幸福な状態で死んだときは、それは、ぐっすりと安楽に熟睡しているのであり、不幸な状態で死んだときは、それはあたかも犬に追われて逃げようとあせり、いまにも追いつかれそうで、もだえ苦しんでいる。悪夢にうなされているようなものである。
題目の力は偉大である。苦しい業を感ずる生命が、あたかも美しい花園に遊ぶがごとき、安らかな夢のごとき状態に変化させる。
御本尊に真剣に唱題していくならば、生死の流転の闇を、生 世 にわたる「福運」と「功徳」の花園へと転じていける。また、この偉大なる功力を、日々祈りと実践の中で深く実感していけるのが、仏法なのである。
ウサギとカメの競争のたとえ話ではないが、一生成仏への長く険しい道を、最後まで登り切れるかどうか、自らの使命の道を全うできるかどうかが信心である。

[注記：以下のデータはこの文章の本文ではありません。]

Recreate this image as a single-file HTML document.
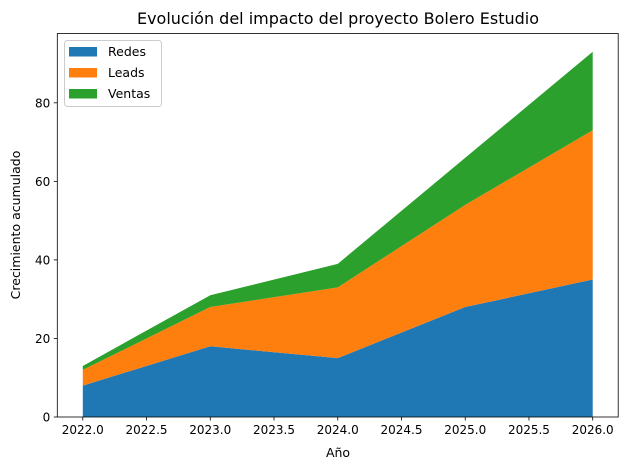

二十年の信心を続けながら歩みを止めてしまう人もいる。功徳を受けながら初心を忘れ、信心が惰性に流されている人もいる。
また青年時代にそれなりの立場になり、華々しく活躍しているようで、成長が止まってしまう人もいる。それでは、走るのは速いが、途中でやめてしまったウサギのようなものである。
組織のうわべの姿のみで信心は決してわからない。
信心だけは地道に見えても最後まで貫き通した人が、結局は勝利を得る。ゆえに、信心の「心」こそ大切なのである。